Zibibbo di Pantelleria, vino di sole e di vento

La Magia della Perla Nera del Mediterraneo

Conosciuta come perla nera del Mediterraneo per le sue rocce vulcaniche, Bent el Riah, figlia del vento, come la chiamarono gli arabi, geograficamente molto più vicina all’Africa, con i suoi 836 metri della Montagna Grande, Pantelleria si erge fiera nel Canale di Sicilia.

I paesaggi incontaminati insieme all’eccellenza dei suoi vini e della sua cucina fanno di questa isola, dominata già dai fenici, dai saraceni, dagli arabi e dai bizantini, il giardino del Mediterraneo.
Pantelleria è bella in modo abbacinante, violento, è verde e nera con le sue stupende ossidiane, con tutto intorno un azzurro invadente e sconcertante, è isola degli estremi, dai panorami inusuali, modellata dal vento. Un luogo che è la prova tangibile di come l’uomo sia riuscito a dialogare con questa natura selvaggia e dura, per assicurare, nel tempo, la propria sopravvivenza.
La coltivazione della vite e del cappero sono il simbolo di Pantelleria così come i dammusi, le abitazioni che caratterizzano il paesaggio dell’isola, con i loro tetti tondeggianti e lisci raccolgono l’umidità notturna per riempire le cisterne direttamente collegate e i caratteristici muretti a secco che delimitano l’intera isola, hanno una duplice valenza, proteggono le piante dal vento e favoriscono la preservazione dell’umidità del terreno.

La viticoltura a Pantelleria può contare solo sulle braccia dell’uomo, non ci sono macchine che possano sostituire le braccia del contadino, una tecnica durissima, perché sui terrazzamenti la vite viene allevata in una larga conca per riparare la pianta e i frutti dai venti di scirocco e di grecale levante che soffiano frequentemente e con forza sull’isola, per questo il 26 novembre 2014 la vite ad alberello di Pantelleria è stata inserita, con voto all’unanimità, nella lista dell’Unesco dei patrimoni culturali immateriali mondiali. Nessun paese, prima dell’Italia, era mai riuscito a inserire nella lista una pratica agricola. I vignaioli panteschi sono riusciti a fare sopravvivere vigne ultracentenarie sopravvissute alla catastrofe della filossera della seconda metà dell’Ottocento, quando l’Europa intera, a partire dalla Francia, perse quasi tutti i suoi vigneti.
La parola “zibibbo” ha origine dalla parola araba zabīb, che vuol dire “uvetta” o “uva passita”, tecnicamente il vitigno si chiama Moscato d’Alessandria e ha origini nordafricane e a Pantelleria fu introdotto dai Fenici. Per ottenere il tenore zuccherino necessario alla produzione dello Zibibbo liquoroso (senza aggiunta di alcool etilico), i grappoli vengono raccolti dopo una sovramaturazione e prima della pigiatura vengono stesi ad asciugare su graticce di legno la cui origine è millenaria.

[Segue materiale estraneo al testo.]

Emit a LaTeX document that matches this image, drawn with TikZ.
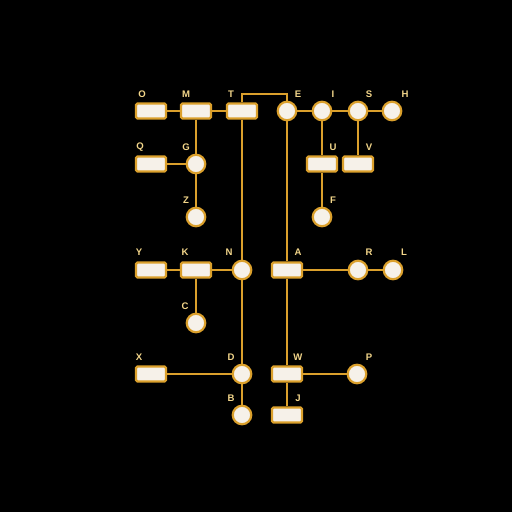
\documentclass[tikz,border=0pt]{standalone}
\usepackage{fontspec}
\setmainfont{Liberation Sans}
\definecolor{gold}{HTML}{DBA02C}
\definecolor{cream}{HTML}{F6F1E9}
\definecolor{labc}{HTML}{F3D68A}
\begin{document}
\begin{tikzpicture}[x=1bp,y=-1bp,
  box/.style={rectangle, rounded corners=1.5bp, minimum width=30bp, minimum height=15bp, inner sep=0pt, draw=gold, fill=cream, line width=2.2bp},
  dot/.style={circle, minimum size=18.5bp, inner sep=0pt, draw=gold, fill=cream, line width=2.2bp},
  wire/.style={draw=gold, line width=2.2bp},
  lab/.style={text=labc, font=\bfseries\fontsize{9.6}{9.6}\selectfont, inner sep=0pt}]
\fill[black] (0,0) rectangle (512,512);
\useasboundingbox (0,0) rectangle (512,512);
% nodes
\node[box] (O) at (151,111) {};
\node[box] (M) at (196,111) {};
\node[box] (T) at (242,111) {};
\node[dot] (E) at (287,111) {};
\node[dot] (I) at (322,111) {};
\node[dot] (S) at (358,111) {};
\node[dot] (H) at (392,111) {};
\node[box] (Q) at (151,164) {};
\node[dot] (G) at (196,164) {};
\node[box] (U) at (322,164) {};
\node[box] (V) at (358,164) {};
\node[dot] (Z) at (196,217) {};
\node[dot] (F) at (322,217) {};
\node[box] (Y) at (151,270) {};
\node[box] (K) at (196,270) {};
\node[dot] (N) at (242,270) {};
\node[box] (A) at (287,270) {};
\node[dot] (R) at (358,270) {};
\node[dot] (L) at (393,270) {};
\node[dot] (C) at (196,323) {};
\node[box] (X) at (151,374) {};
\node[dot] (D) at (242,374) {};
\node[box] (W) at (287,374) {};
\node[dot] (P) at (357,374) {};
\node[dot] (B) at (242,415) {};
\node[box] (J) at (287,415) {};
% edges
\coordinate (bend) at (264,94);
\draw[wire] (O) -- (M);
\draw[wire] (M) -- (T);
\draw[wire] (T.north) |- (bend) -| (E.north);
\draw[wire] (E) -- (I);
\draw[wire] (I) -- (S);
\draw[wire] (S) -- (H);
\draw[wire] (M) -- (G);
\draw[wire] (Q) -- (G);
\draw[wire] (G) -- (Z);
\draw[wire] (I) -- (U);
\draw[wire] (S) -- (V);
\draw[wire] (U) -- (F);
\draw[wire] (T) -- (N);
\draw[wire] (E) -- (A);
\draw[wire] (Y) -- (K);
\draw[wire] (K) -- (N);
\draw[wire] (K) -- (C);
\draw[wire] (A) -- (R);
\draw[wire] (R) -- (L);
\draw[wire] (N) -- (D);
\draw[wire] (A) -- (W);
\draw[wire] (X) -- (D);
\draw[wire] (D) -- (B);
\draw[wire] (W) -- (P);
\draw[wire] (W) -- (J);
% labels
\node[lab] (Ol) at (142,94) {O};
\node[lab] (Ml) at (186,94) {M};
\node[lab] (Tl) at (231,94) {T};
\node[lab] (El) at (298,94) {E};
\node[lab] (Il) at (333,94) {I};
\node[lab] (Sl) at (369,94) {S};
\node[lab] (Hl) at (405,94) {H};
\node[lab] (Ql) at (140,147) {Q};
\node[lab] (Gl) at (186,147) {G};
\node[lab] (Ul) at (333,147) {U};
\node[lab] (Vl) at (369,147) {V};
\node[lab] (Zl) at (186,200) {Z};
\node[lab] (Fl) at (333,200) {F};
\node[lab] (Yl) at (139,252) {Y};
\node[lab] (Kl) at (185,252) {K};
\node[lab] (Nl) at (229,252) {N};
\node[lab] (Al) at (298,252) {A};
\node[lab] (Rl) at (369,252) {R};
\node[lab] (Ll) at (404,252) {L};
\node[lab] (Cl) at (185,306) {C};
\node[lab] (Xl) at (139,357) {X};
\node[lab] (Dl) at (231,357) {D};
\node[lab] (Wl) at (298,357) {W};
\node[lab] (Pl) at (369,357) {P};
\node[lab] (Bl) at (231,398) {B};
\node[lab] (Jl) at (298,398) {J};
\end{tikzpicture}
\end{document}
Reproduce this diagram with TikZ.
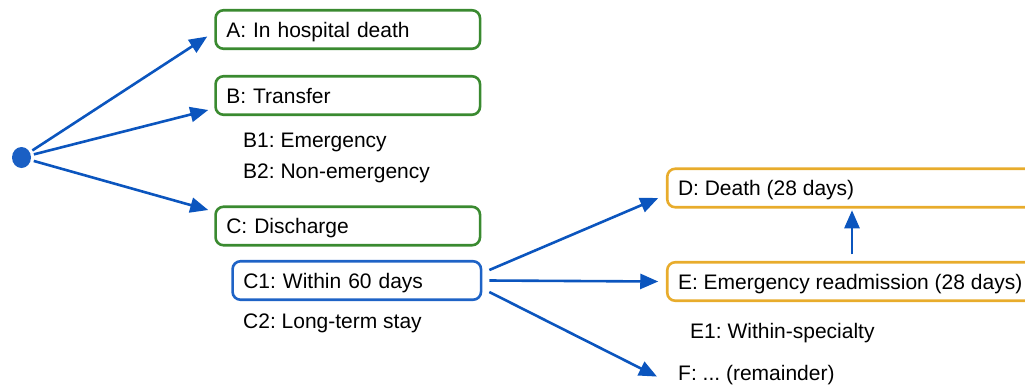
\documentclass[tikz,border=0pt]{standalone}
\usepackage{fontspec}
\setmainfont{Liberation Sans}
\usetikzlibrary{arrows.meta,calc,shapes.geometric}
\definecolor{arrblue}{HTML}{0B55BE}
\definecolor{dotblue}{HTML}{1A5FC4}
\definecolor{boxgreen}{HTML}{3A8A30}
\definecolor{boxorange}{HTML}{E8AC2C}
\definecolor{boxblue}{HTML}{1E63C6}
\tikzset{
  box/.style={draw, rounded corners=8pt, line width=2.6pt, minimum height=38.5pt,
    inner xsep=10.75pt, inner ysep=0pt, align=left, anchor=west,
    text height=15pt, text depth=0pt, font=\fontsize{21pt}{24pt}\selectfont},
  gbox/.style={box, draw=boxgreen, text width=243pt},
  bbox/.style={box, draw=boxblue, text width=227pt},
  otext/.style={anchor=west, minimum height=38.5pt, inner xsep=10.75pt, inner ysep=0pt,
    outer sep=0pt, text height=15pt, text depth=0pt, font=\fontsize{21pt}{24pt}\selectfont},
  oframe/.style={draw=boxorange, rounded corners=8pt, line width=2.6pt},
  lbl/.style={anchor=base west, inner sep=0pt, font=\fontsize{21pt}{24pt}\selectfont},
  arr/.style={draw=arrblue, line width=2.6pt, -{Triangle[length=18pt,width=15pt]}}
}
\frenchspacing
\begin{document}
\begin{tikzpicture}[x=1pt,y=-1pt]
\frenchspacing
\useasboundingbox (0,0) rectangle (1025,384);
\clip (0,0) rectangle (1025,384);
\node[fill=dotblue, ellipse, minimum width=19pt, minimum height=21pt, inner sep=0pt] (dot) at (21.5,157.5) {};
\node[gbox] (A) at (214.25,29.5) {A: In hospital death};
\node[gbox] (B) at (214.25,95.5) {B: Transfer};
\node[lbl] (B1) at (243,147) {B1: Emergency};
\node[lbl] (B2) at (243,178) {B2: Non-emergency};
\node[gbox] (C) at (214.25,226) {C: Discharge};
\node[bbox] (C1) at (231.25,280.5) {C1: Within 60 days};
\node[lbl] (C2) at (243,328) {C2: Long-term stay};
\node[otext] (D) at (667.25,188) {D: Death (28 days)};
\draw[oframe] (D.north west) rectangle (1100,0 |- D.south);
\node[otext] (E) at (667.25,281.5) {E: Emergency readmission (28 days)};
\draw[oframe] (E.north west) rectangle (1100,0 |- E.south);
\node[lbl] (E1) at (690,338) {E1: Within-specialty};
\node[lbl] (F) at (678,380) {F: ... (remainder)};
\draw[arr, shorten <=3pt] (dot) -- ([xshift=-7pt,yshift=-7pt]A.west);
\draw[arr, shorten <=3pt] (dot) -- ([xshift=-6pt,yshift=-14.5pt]B.west);
\draw[arr, shorten <=3pt] (dot) -- ([xshift=-6pt,yshift=16pt]C.west);
\draw[arr] ([xshift=7pt,yshift=10.5pt]C1.east) -- ([xshift=-9pt,yshift=-10pt]D.west);
\draw[arr] ([xshift=7pt]C1.east) -- ([xshift=-9pt]E.west);
\draw[arr] ([xshift=7pt,yshift=-11.5pt]C1.east) -- ([xshift=-21pt,yshift=-2pt]F.west);
\coordinate (upx) at (852,0);
\draw[arr, shorten <=8pt, shorten >=3pt] (upx |- E.north) -- (upx |- D.south);
\end{tikzpicture}
\end{document}
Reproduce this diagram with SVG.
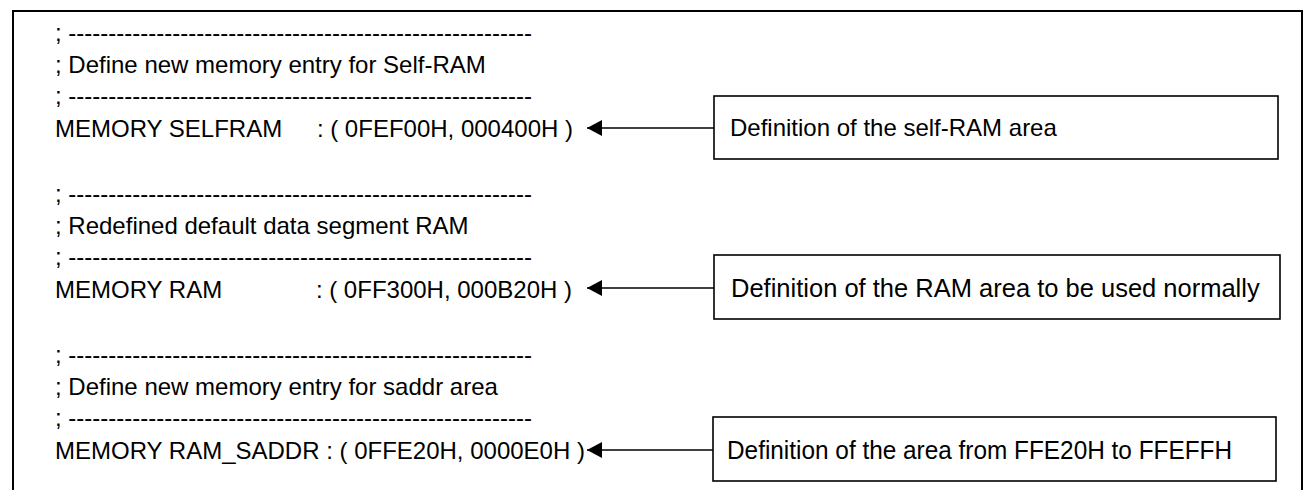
<svg xmlns="http://www.w3.org/2000/svg" width="1305" height="490" viewBox="0 0 1305 490">
<style>
text{font-family:"Liberation Sans",Arial,sans-serif;font-size:24px;fill:#000}
.box{fill:#fff;stroke:#000;stroke-width:1.6}
.frame{fill:none;stroke:#000;stroke-width:2}
.con{stroke:#000;stroke-width:1.6;fill:none}
</style>
<defs>
<marker id="ah" viewBox="0 0 15 16" refX="15" refY="8" markerWidth="15" markerHeight="16" markerUnits="userSpaceOnUse" orient="auto-start-reverse">
<path d="M0,0 L15,8 L0,16 Z" fill="#000"/>
</marker>
</defs>
<rect width="1305" height="490" fill="#fff"/>
<path class="frame" d="M13,490 V11 H1302 V490"/>
<g id="code">
<text x="55" y="41">; ----------------------------------------------------------</text>
<text x="55" y="73">; Define new memory entry for Self-RAM</text>
<text x="55" y="104">; ----------------------------------------------------------</text>
<text x="55" y="137">MEMORY SELFRAM</text>
<text x="573" y="137" text-anchor="end">: ( 0FEF00H, 000400H )</text>
<text x="55" y="202">; ----------------------------------------------------------</text>
<text x="55" y="234">; Redefined default data segment RAM</text>
<text x="55" y="265">; ----------------------------------------------------------</text>
<text x="55" y="298">MEMORY RAM</text>
<text x="572" y="298" text-anchor="end">: ( 0FF300H, 000B20H )</text>
<text x="55" y="363">; ----------------------------------------------------------</text>
<text x="55" y="395">; Define new memory entry for saddr area</text>
<text x="55" y="426">; ----------------------------------------------------------</text>
<text x="55" y="459">MEMORY RAM_SADDR : ( 0FFE20H, 0000E0H )</text>
</g>
<g id="connectors">
<line class="con" x1="714" y1="128" x2="587" y2="128" marker-end="url(#ah)"/>
<line class="con" x1="714" y1="288" x2="587" y2="288" marker-end="url(#ah)"/>
<line class="con" x1="713" y1="450" x2="587" y2="450" marker-end="url(#ah)"/>
</g>
<g id="note1">
<rect class="box" x="714" y="96" width="564" height="63"/>
<text x="730" y="136">Definition of the self-RAM area</text>
</g>
<g id="note2">
<rect class="box" x="714" y="255" width="566" height="64"/>
<text x="731" y="297" style="font-size:25.5px">Definition of the RAM area to be used normally</text>
</g>
<g id="note3">
<rect class="box" x="713" y="417" width="563" height="64"/>
<text x="727" y="459" style="font-size:25.5px" textLength="505" lengthAdjust="spacingAndGlyphs">Definition of the area from FFE20H to FFEFFH</text>
</g>
</svg>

Oggi Pantelleria può essere indicata come isola dello zibibbo: una realtà varia e di grande livello di vini bianchi da uva zibibbo, dalle bollicine metodo classico ai vini fermi e ben interpretati come l’iconico Ben Rye di Donnafugata e l’Integer di Marco De Bartoli, eletto nel 2018, il “miglior vino” nella prestigiosa “Top Ten” stilata tutti gli anni dalla rivista Bloomberg e il Passito di Pantelleria Dop “Shamira” 2009 di Cantina Basile, l’unico italiano ad aver vinto la gran medaglia d’oro al concorso “Mondial des vins extrêmes” 2016.

La Cantina Basile, situata nel cuore della contrada Bukkuram, è una azienda a conduzione familiare, dove Fabrizio, vulcanico e intraprendente vignaiolo, decide di avviare un progetto per trasformare le uve coltivate nei vigneti di proprietà in vino da immettere sul mercato. Dopo la ristrutturazione del settecentesco “dammuso”, il sogno comincia a prendere piede e finalmente nel 2006 avviene la prima vinificazione. Oggi la cantina produce 50mila bottiglie e accanto a lui Simona, oggi sua moglie, che nel 2004 aveva mollato il mondo della moda a Milano per seguire Fabrizio e trasferirsi definitivamente nell’isola.

Nella meravigliosa cornice dell’isola di Pantelleria, accarezzati dal vento e storditi dal profumo di salsedine che si alza dal mare, ci si appassiona a questo zibibbo, a volte ambrato e balsamico come il Ben Ryé di Donnafugata da assaporare col bacio pantesco oppure secco, dalle note aromatiche e minerali come il Pietranera di De Bartoli, intenso con la cucina curata e raffinata di chef come Salvatore Bottaro.